Some people say free time activities for children should be organized by their parents. Others say that children should be free to choose what they do in their free time. Discuss both views and give your opinion.
Nowadays there are different views about whether leisure time activities for children should be prioritized by their parents or children themselves. Even though children have the right to choose how they spend their free time, I still believe that it would be more effective if it was organized by parents.
One of the main reasons why children should be allowed to choose activities during their free time is that they have a better understanding of their interests and preferences. This is mainly because children are sometimes forced to participate in activities selected by their parents. As a result, they are highly likely bored or disengaged once they start doing these activities. On the other hand, if children pick how they spend their pastimes, they can enjoy and be fulfilled by what they do. Additionally, giving freedom for children to make their own decision probably boosts their confidence and self-esteem, meaning that they can be ready for adulthood even before graduating from school.

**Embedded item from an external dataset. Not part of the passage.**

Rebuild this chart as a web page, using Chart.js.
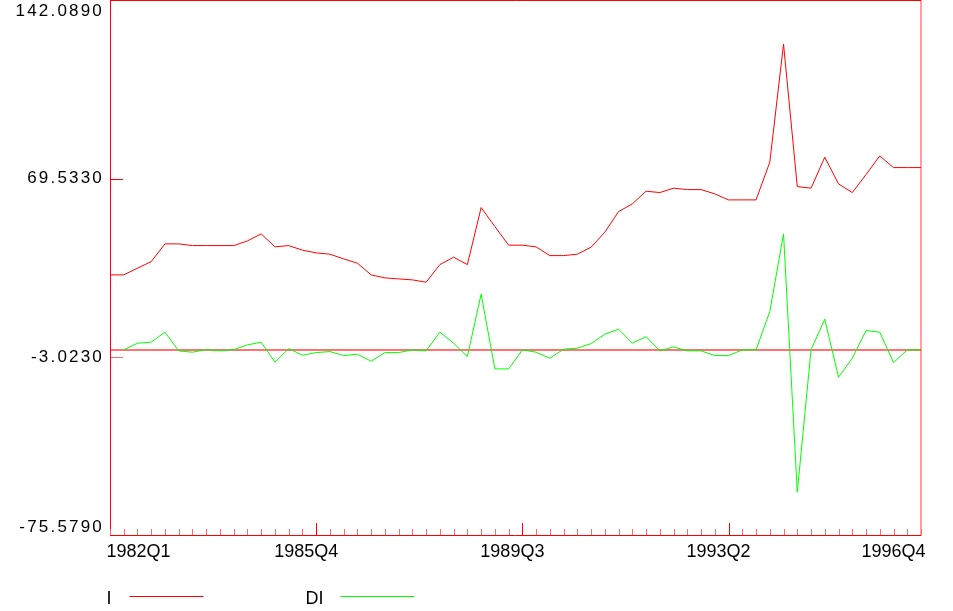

I, however, believe that parents can make better decisions for their children regarding leisure activities. One primary reason is that they generally know what is best for their children. Most parents are aware of children’s likes and dislikes, as well as their strengths and weaknesses. Consequently, parents can still manage their children’s free time effectively. Moreover, if past time activities are chosen by parents, it not only brings happiness to their children but also can be quite helpful in the future. For example, children sometimes delve into activities that are just enjoyable and funny, missing out valuable experiences that can enhance their skills and knowledge. But parents mostly want their children to engage in activities that are related to their future profession or career. By doing so, parents can teach their children to be responsible during their life.
To conclude, although giving the freedom for children what they do in their free time makes them happy and confident, I am still in favor of parental organization of pastimes as this way makes children’s free time effective and useful while still making them happy.
The essay is logically organized and ideas are connected well. However, there are a few areas where the flow of ideas could be improved.
Suggestions
- Try to use a wider range of linking words to connect your ideas.
- Make sure that your conclusion effectively summarizes the points you have made in the essay.
The essay uses a wide range of vocabulary and there is evidence of some less common and idiomatic language. However, there are a few instances of awkward or incorrect word choice.
The essay uses a wide range of complex structures. However, there are a few grammatical errors and awkward constructions.
The essay addresses the task effectively, presenting a clear position throughout. However, the introduction could be more engaging and the conclusion could more effectively summarize the points made.
Suggestions
- Consider using a more engaging hook in your introduction to capture the reader’s attention.
- In your conclusion, more effectively summarize the points you have made.